**Direction**
Check each line of the material below for "this", then copy the ones that contain it.

─── Given information ───

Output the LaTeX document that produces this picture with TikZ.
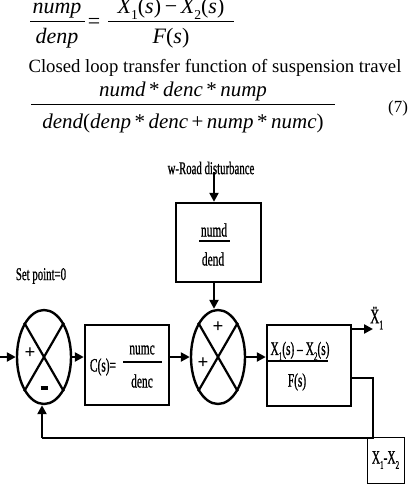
\documentclass[tikz,border=0pt]{standalone}
\usepackage{fontspec}
\usepackage{graphicx}
\setmainfont{Liberation Serif}
\newfontfamily\cond[FakeStretch=0.6,FakeBold=0.8]{Liberation Serif}
\usetikzlibrary{arrows.meta,shapes.geometric}
\newcommand\lowsub[1]{\raisebox{-0.28em}{\scalebox{0.62}{#1}}}
\newcommand\fs[1]{\fontsize{#1}{#1}\selectfont}
\begin{document}
\begin{tikzpicture}[x=1pt,y=-1pt,
  eq/.style={inner sep=0pt, anchor=base, font=\fs{22}\itshape},
  eqb/.style={line width=1pt},
  blk/.style={draw, line width=2.4pt, inner sep=0pt},
  sumnode/.style={ellipse, draw, line width=2.4pt, minimum width=54pt, minimum height=94pt, inner sep=0pt},
  crs/.style={line width=2.2pt},
  arr/.style={line width=2.6pt, -{Triangle[length=9pt,width=9pt]}},
  ln/.style={line width=2.6pt},
  lab/.style={font=\fs{18}\cond, inner sep=0pt},
  blab/.style={font=\fs{19}\cond, inner sep=0pt},
  sgn/.style={font=\fs{19}\bfseries, inner sep=0pt},
  bar/.style={line width=2.6pt}
]
\clip (0,0) rectangle (412,498);
\fill[white] (0,0) rectangle (412,498);

% ---- equation (nump/denp) ----
\node[eq] (nump) at (57,13) {nump};
\node[eq] (denp) at (57,43) {denp};
\draw[eqb] (30,21) -- (85,21);
\node[eq, font=\fs{22}] (eqs) at (94,28) {=};
\node[eq] (xdiff) at (171,13) {X\lowsub{\upshape 1}\upshape(\itshape s\upshape)\,−\,\itshape X\lowsub{\upshape 2}\upshape(\itshape s\upshape)};
\node[eq] (fs) at (171,43) {F\upshape(\itshape s\upshape)};
\draw[eqb] (108,21) -- (234,21);

% ---- caption ----
\node[inner sep=0pt, anchor=base, font=\fs{18.7}] (cap) at (215,72) {Closed loop transfer function of suspension travel};

% ---- equation (7) ----
\node[eq, font=\fs{21}\itshape] (num7) at (183,96) {numd\,\upshape*\itshape\,denc\,\upshape*\itshape\,nump};
\draw[eqb] (31,104.5) -- (335,104.5);
\node[eq, font=\fs{21}\itshape] (den7) at (183,128) {dend\upshape(\itshape denp\,\upshape*\itshape\,denc\,\upshape+\itshape\,nump\,\upshape*\itshape\,numc\upshape)};
\node[inner sep=0pt, anchor=base, font=\fs{17}] (n7) at (398,112) {(7)};

% ---- block diagram ----
\node[lab] (wlab) at (211,168) {w-Road disturbance};
\node[lab] (splab) at (41,276) {Set point=0};

\node[blk, minimum width=85pt, minimum height=79pt] (numd) at (218.5,242.5) {};
\node[blab] (numdt) at (214,230) {numd};
\draw[bar] (199,241) -- (230,241);
\node[blab] (dendt) at (213,259) {dend};

\node[sumnode] (s1) at (44,357) {};
\draw[crs] (s1.60) -- (s1.240);
\draw[crs] (s1.120) -- (s1.300);
\node[sgn] (p1) at (30,353) {+};
\node[sgn] (m1) at (44,388) {\rule{7pt}{3.5pt}};

\node[sumnode] (s2) at (218,357) {};
\draw[crs] (s2.60) -- (s2.240);
\draw[crs] (s2.120) -- (s2.300);
\node[sgn] (p2a) at (218,327) {+};
\node[sgn] (p2b) at (203,363) {+};

\node[blk, minimum width=84pt, minimum height=80pt] (C) at (127,365) {};
\node[blab] (cst) at (103,367) {C(s)=};
\draw[bar] (123,362) -- (162,362);
\node[blab] (numc) at (142,350) {numc};
\node[blab] (denc) at (142,381) {denc};

\node[blk, minimum width=84pt, minimum height=81pt] (P) at (309,365.5) {};
\node[blab] (pnum) at (300,351) {X\lowsub{1}(s) – X\lowsub{2}(s)};
\node[blab] (pden) at (297,382) {F(s)};

\node[draw, line width=0.8pt, inner sep=0pt, minimum width=37pt, minimum height=46pt] (xb) at (385.5,460) {};
\node[blab] (xbt) at (385.5,460) {X\lowsub{1}-X\lowsub{2}};

\node[blab, font=\fs{21}\cond, anchor=west] (acc) at (370,318) {\"{X}\lowsub{1}};

% connectors
\coordinate (d) at (214,172);
\coordinate (in) at (0,357);
\coordinate (out) at (373,329);
\coordinate (fb1) at (373,378);
\coordinate (fb2) at (373,438);
\coordinate (fb3) at (42,438);

\draw[arr] (d) -- (d |- numd.north);
\draw[arr] (numd.south -| d) -- (d |- s2.north);
\draw[arr] (in) -- (s1.west);
\draw[arr] (s1.east) -- (s1.east -| C.west);
\draw[arr] (C.east |- s2.west) -- (s2.west);
\draw[arr] (s2.east) -- (s2.east -| P.west);
\draw[bar] (s2.east -| P.west) ++(0,4) -- (328,361);
\draw[arr] (P.east |- out) -- (out);
\draw[ln] (P.east |- fb1) -- (fb1) -- (fb2) -- (fb3);
\draw[arr] (fb3) -- (fb3 |- s1.south);
\end{tikzpicture}
\end{document}
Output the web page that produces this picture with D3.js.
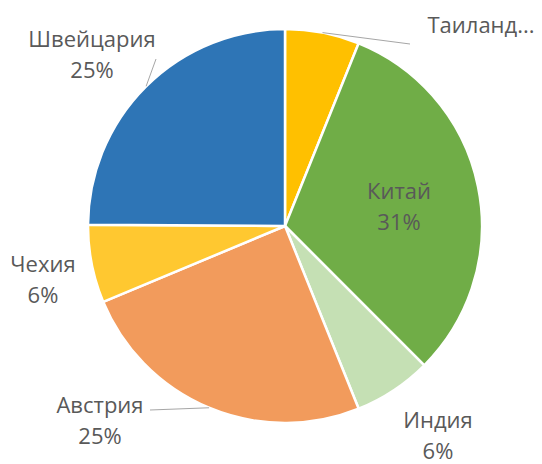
<!DOCTYPE html>
<html>
<head>
<meta charset="utf-8">
<script src="https://cdn.jsdelivr.net/npm/d3@7"></script>
<style>
  html, body { margin: 0; padding: 0; background: #fff; }
  svg { display: block; }
  text { font-family: "Open Sans", "Noto Sans", sans-serif; fill: #595959; }
</style>
</head>
<body>
<svg id="chart" width="542" height="464"></svg>
<script>
// Countries and their shares, clockwise from 12 o'clock
const categories = ["Таиланд", "Китай", "Индия", "Австрия", "Чехия", "Швейцария"];
const values = [6.1, 31.4, 6.4, 24.8, 6.4, 24.9];
const colors = ["#FFC000", "#70AD47", "#C5E0B4", "#F29B5C", "#FFC830", "#2E75B6"];

// Label placement (centre of each label block) and which labels get a leader line
const labelLayout = {
  "Таиланд":   { x: 481, y: 25, truncated: true, leader: [410, 44] },
  "Китай":     { x: 399, y: 207 },
  "Индия":     { x: 438, y: 436 },
  "Австрия":   { x: 100, y: 421, leader: [150, 410] },
  "Чехия":     { x: 43,  y: 280 },
  "Швейцария": { x: 92,  y: 55,  leader: [156, 59] }
};

const cx = 285, cy = 226, radius = 197;
const svg = d3.select("#chart");
const g = svg.append("g").attr("transform", `translate(${cx},${cy})`);

const data = categories.map((c, i) => ({ name: c, value: values[i], color: colors[i] }));
const total = d3.sum(values);

const pie = d3.pie().value(d => d.value).sort(null);
const arc = d3.arc().innerRadius(0).outerRadius(radius);

const arcs = pie(data);

g.selectAll("path.slice")
  .data(arcs)
  .join("path")
  .attr("class", "slice")
  .attr("d", arc)
  .attr("fill", d => d.data.color)
  .attr("stroke", "#fff")
  .attr("stroke-width", 2.5)
  .attr("stroke-linejoin", "round");

// Leader lines from the rim at each slice's mid-angle to its label
arcs.forEach(d => {
  const lay = labelLayout[d.data.name];
  if (!lay.leader) return;
  const mid = (d.startAngle + d.endAngle) / 2;
  const sx = cx + Math.sin(mid) * radius;
  const sy = cy - Math.cos(mid) * radius;
  svg.append("line")
    .attr("x1", sx).attr("y1", sy)
    .attr("x2", lay.leader[0]).attr("y2", lay.leader[1])
    .attr("stroke", "#A6A6A6")
    .attr("stroke-width", 1);
});

// Category and percentage labels
const fmt = v => Math.round(v / total * 100) + "%";
arcs.forEach(d => {
  const lay = labelLayout[d.data.name];
  const t = svg.append("text")
    .attr("text-anchor", "middle")
    .attr("font-size", 22);
  if (lay.truncated) {
    t.append("tspan").attr("x", lay.x).attr("y", lay.y).attr("dy", "0.35em")
      .text(d.data.name + "...");
  } else {
    t.append("tspan").attr("x", lay.x).attr("y", lay.y - 15.5).attr("dy", "0.35em")
      .text(d.data.name);
    t.append("tspan").attr("x", lay.x).attr("y", lay.y + 15.5).attr("dy", "0.35em")
      .text(fmt(d.data.value));
  }
});
</script>
</body>
</html>
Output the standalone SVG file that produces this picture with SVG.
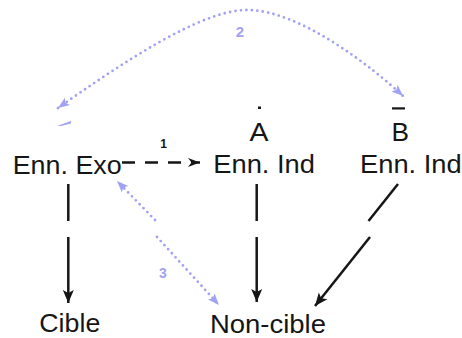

───

**Solution to the problem**
Output the LaTeX document that produces this picture with TikZ.
Output the web page that produces this picture with D3.js.
Output the standalone SVG file that produces this picture with SVG.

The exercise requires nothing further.